Everything else by Saramago, too. Blindness, The Gospel According to Jesus Christ, The Year of the Death of Ricardo Reis, The Stone Raft amd every single thing this guy has written. Saramago is my new great love. Full stop.
Edwidge Danticat’s Breath, Eyes, Memory – History, spirituality, political violence from Haiti to New York’s Haitian community. A damn good book.
Mark Haddon’s A Spot of Bother and The Curious Incident of the Dog in the Night-time – I’ve decided I really like Mark Haddon. These are easy to read, funny stories, but he writes wonderful characters and does a good job poking at what lies just behind normalcy. A Spot of Bother sees a middle-aged man go mad quietly; The Curious Incident explores the relationship between an autistic teenager and his father. Both fun and very insightful takes on how families drive us crazy.
Rohinton Mistry’s A Fine Balance – Like Rushdie’s Midnight’s Children, this traces Indian post-colonial history through the lives of a number of characters. A fine fine book.
Peter Carey’s The True History of the Kelly Gang – Meg introduced me to this one, and damn am I ever thankful. Nineteenth century Australia, banditry and cops and what happens when a working class grows, quite explicitly, from a penal colony. Told as scraps of Kelly’s diary, the text takes some getting used to, but it’s an amazing bit of historical fiction.

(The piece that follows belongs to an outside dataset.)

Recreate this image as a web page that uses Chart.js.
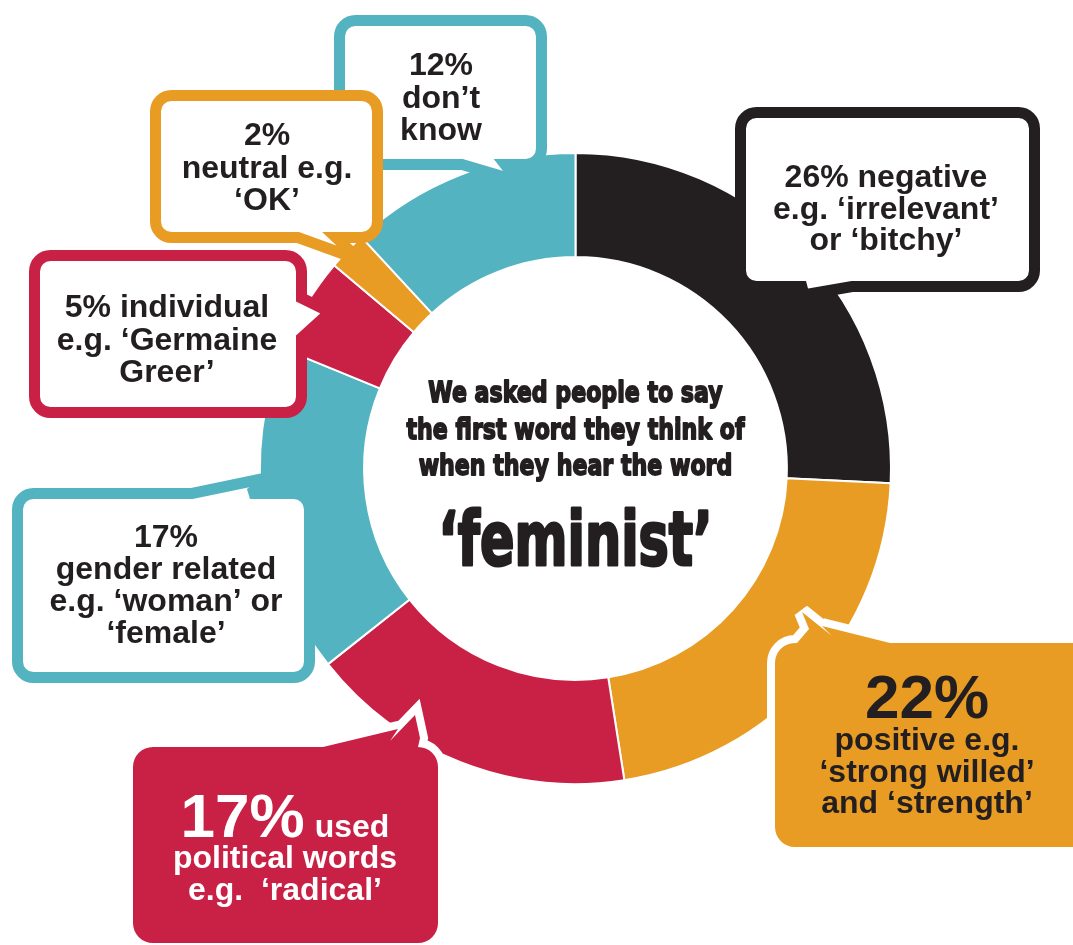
<!DOCTYPE html>
<html>
<head>
<meta charset="utf-8">
<title>The word 'feminist'</title>
<script src="https://cdn.jsdelivr.net/npm/chart.js@4.4.1/dist/chart.umd.min.js"></script>
<style>
    html, body { margin: 0; padding: 0; background: #fff; }
    #wrap { width: 1073px; height: 945px; overflow: hidden; }
</style>
</head>
<body>
<div id="wrap"><canvas id="feministChart" width="1073" height="945"></canvas></div>
<script>
// First word people think of when they hear 'feminist' (percent)
const categories = ['Negative', 'Positive', 'Political words', 'Gender related', 'Individual', 'Neutral', 'Don\u2019t know'];
const shares = [26, 22, 17, 17, 5, 2, 12];
const sliceColors = ['#231f20', '#e99c24', '#c92046', '#54b3c0', '#c92046', '#e99c24', '#54b3c0'];

// Bubble text, same order as categories
const bubbleLines = [
    ['26% negative', 'e.g. \u2018irrelevant\u2019', 'or \u2018bitchy\u2019'],
    ['positive e.g.', '\u2018strong willed\u2019', 'and \u2018strength\u2019'],
    ['political words', 'e.g.  \u2018radical\u2019'],
    ['17%', 'gender related', 'e.g. \u2018woman\u2019 or', '\u2018female\u2019'],
    ['5% individual', 'e.g. \u2018Germaine', 'Greer\u2019'],
    ['2%', 'neutral e.g.', '\u2018OK\u2019'],
    ['12%', 'don\u2019t', 'know']
];

const introLines = ['We asked people to say', 'the first word they think of', 'when they hear the word'];
const keyWord = '\u2018feminist\u2019';

const INK = '#231f20';
const TEXT_FONT = 'bold 32px "Liberation Sans", Arial, sans-serif';
const BIG_FONT = 'bold 62px "Liberation Sans", Arial, sans-serif';

// Speech bubble layout (drawing order matters: later ones sit on top)
const callouts = [
    { idx: 6, kind: 'outline', box: [339.5, 20.5, 202, 144], radius: 16, edge: 'bottom',
      tail: [[505, 164.5], [518, 181], [462, 164.5]], textX: 441, firstLine: 75, lineHeight: 32.5 },
    { idx: 5, kind: 'outline', box: [155.5, 95.5, 222, 142], radius: 16, edge: 'bottom',
      tail: [[336, 237.5], [360, 260], [298, 237.5]], textX: 267, firstLine: 145, lineHeight: 32.5 },
    { idx: 4, kind: 'outline', box: [34.5, 255.5, 267, 157], radius: 16, edge: 'right',
      tail: [[301.5, 298], [330, 312], [301.5, 338]], textX: 167, firstLine: 317, lineHeight: 32.5 },
    { idx: 3, kind: 'outline', box: [17.5, 493.5, 292, 184], radius: 16, edge: 'top',
      tail: [[192, 493.5], [276, 476], [250, 493.5]], textX: 166, firstLine: 547, lineHeight: 32 },
    { idx: 0, kind: 'outline', box: [740.5, 112.5, 294, 174], radius: 16, edge: 'bottom',
      tail: [[852, 286.5], [786, 298], [806, 286.5]], textX: 886, firstLine: 187, lineHeight: 31.5 },
    { idx: 2, kind: 'filled', box: [133, 747, 305, 196], radius: 20, edge: 'top',
      tail: [[323, 747], [398, 729], [390, 741], [415, 715], [420, 738]],
      textX: 285, firstLine: 868, lineHeight: 32, bigText: '17%', bigSuffix: 'used', bigLine: 837, textColor: '#ffffff' },
    { idx: 1, kind: 'filled', box: [775, 643, 320, 204], radius: 20, edge: 'top',
      tail: [[797, 643], [809, 629], [802, 612], [832, 636], [822, 626], [890, 643]],
      textX: 927, firstLine: 750, lineHeight: 31.5, bigText: '22%', bigLine: 718, textColor: INK }
];

function bubblePath(ctx, c) {
    const [x, y, w, h] = c.box;
    const r = c.radius;
    const addTail = side => {
        if (c.edge === side) c.tail.forEach(p => ctx.lineTo(p[0], p[1]));
    };
    ctx.beginPath();
    ctx.moveTo(x + r, y);
    addTail('top');
    ctx.lineTo(x + w - r, y);
    ctx.arcTo(x + w, y, x + w, y + r, r);
    addTail('right');
    ctx.lineTo(x + w, y + h - r);
    ctx.arcTo(x + w, y + h, x + w - r, y + h, r);
    addTail('bottom');
    ctx.lineTo(x + r, y + h);
    ctx.arcTo(x, y + h, x, y + h - r, r);
    addTail('left');
    ctx.lineTo(x, y + r);
    ctx.arcTo(x, y, x + r, y, r);
    ctx.closePath();
}

function drawCallout(ctx, c) {
    const color = sliceColors[c.idx];
    ctx.save();
    ctx.lineJoin = 'miter';
    ctx.miterLimit = 3;
    bubblePath(ctx, c);
    if (c.kind === 'outline') {
        ctx.fillStyle = '#ffffff';
        ctx.fill();
        ctx.lineWidth = 11;
        ctx.strokeStyle = color;
        ctx.stroke();
    } else {
        ctx.lineWidth = 16;
        ctx.strokeStyle = '#ffffff';
        ctx.stroke();
        ctx.fillStyle = color;
        ctx.fill();
    }

    ctx.fillStyle = c.textColor || INK;
    ctx.textBaseline = 'alphabetic';

    if (c.bigText) {
        ctx.font = BIG_FONT;
        const bigW = ctx.measureText(c.bigText).width;
        if (c.bigSuffix) {
            ctx.font = TEXT_FONT;
            const gap = 10;
            const sufW = ctx.measureText(c.bigSuffix).width;
            const left = c.textX - (bigW + gap + sufW) / 2;
            ctx.textAlign = 'left';
            ctx.font = BIG_FONT;
            ctx.fillText(c.bigText, left, c.bigLine);
            ctx.font = TEXT_FONT;
            ctx.fillText(c.bigSuffix, left + bigW + gap, c.bigLine);
        } else {
            ctx.textAlign = 'center';
            ctx.fillText(c.bigText, c.textX, c.bigLine);
        }
    }

    ctx.font = TEXT_FONT;
    ctx.textAlign = 'center';
    bubbleLines[c.idx].forEach((line, k) => {
        ctx.fillText(line, c.textX, c.firstLine + k * c.lineHeight);
    });
    ctx.restore();
}

function drawSqueezed(ctx, text, x, y, sx) {
    ctx.save();
    ctx.translate(x, y);
    ctx.scale(sx, 1);
    ctx.fillText(text, 0, 0);
    ctx.strokeText(text, 0, 0);
    ctx.restore();
}

const calloutPlugin = {
    id: 'callouts',
    afterDatasetsDraw(chart) {
        const ctx = chart.ctx;
        callouts.forEach(c => drawCallout(ctx, c));

        // centre text, condensed heavy look
        const arc = chart.getDatasetMeta(0).data[0];
        const cx = arc.x, cy = arc.y;
        ctx.save();
        ctx.fillStyle = INK;
        ctx.strokeStyle = INK;
        ctx.lineJoin = 'round';
        ctx.textAlign = 'center';
        ctx.textBaseline = 'alphabetic';

        ctx.font = 'bold 28px "DejaVu Sans", sans-serif';
        ctx.lineWidth = 1.8;
        const introScale = 338 / ctx.measureText(introLines[1]).width;
        introLines.forEach((line, k) => {
            drawSqueezed(ctx, line, cx, cy - 66.5 + k * 36.5, introScale);
        });

        ctx.font = 'bold 74px "DejaVu Sans", sans-serif';
        ctx.lineWidth = 3;
        const keyScale = 274 / ctx.measureText(keyWord).width;
        drawSqueezed(ctx, keyWord, cx, cy + 96.5, keyScale);
        ctx.restore();
    }
};

new Chart(document.getElementById('feministChart'), {
    type: 'doughnut',
    data: {
        labels: categories,
        datasets: [{
            data: shares,
            backgroundColor: sliceColors,
            borderColor: '#ffffff',
            borderWidth: 2,
            hoverBorderWidth: 2,
            hoverOffset: 0
        }]
    },
    options: {
        responsive: false,
        animation: false,
        events: [],
        cutout: '67%',
        layout: {
            padding: { top: 152, bottom: 160, left: 259, right: 181 }
        },
        plugins: {
            legend: { display: false },
            tooltip: { enabled: false }
        }
    },
    plugins: [calloutPlugin]
});
</script>
</body>
</html>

Annie Proulx’s Accordion Crimes – An accordion passed along ties together what is otherwise a series of short stories on the various waves of immigration to the U.S., the making of America and the making of Americans. And she’s simply a great writer to boot.
Andre Dubus’ House of Sand and Fog – The moveie was alright, but the ability of Dubus to capture complex interactions of race and gender and class in this book, all through the telling of a simple but powerful story – it’s simply magical. Disappointed in the last few pages, but it’s a book that I find myself thinking on fairly regularly.
Edward P. Jones’ The Known World – Historical fiction about black slave-owners and this making of race in America from a writer good enough to win the Pulitzer. That ought to be enough of a reason to read it.
Pat Barker’s trilogy – Regeneration, The Eye in the Door, and The Ghost Road. Centred around a mix of fictional characters and historical figures, the series traces the lives of World War 1 soliders sent to a mental health facility for reasons ranging from shell-shock to homosexuality to anti-war agitation. Real-life soldier-poets Wilfred Owen and Sigfreid Sassoon join the made-up socialist-turned-officer and sometimes intelligence-investigator Billy Prior, all of whom are treated by the very real Dr. Rivers – a psychiatrist charged with reparing damaged fighters and getting them back to the front, and for whom the war increasingly brings back recollections of his one-time anthropological research in the South Pacific. This a is a brilliant trilogy on the psychology of war, the impact of World War 1 on Britain, the realtionship between soldiering and panics about homophobia. Read it.
Jose Saramago again, this time with Blindness . A whole city is struck blind, but for one woman, and the novel explores the relationship between, on the one hand, our sociality, our humanity, and on the other, our sense of acountability and our ability/ willingness to hold others accountable. How does percieved invisibility anonymity inspire some to a greater care and a greater collective intimacy and others to a staggering barbarism? Saramago is an absolute master.
Cormac McCarthy’s, post-apocalyptic imagining in The Road. So much of this sub-genre emphasizes danger, adventure, the physical threat of post-civilization. McCarthy’s vision is refreshing in that it largely eschews all this for something much more haunting and much more real – a telling of the apocalypse that emphasizes emtipiness and silence. Space, time, alone-ness, and humanity in a landscape largely devoid of humans.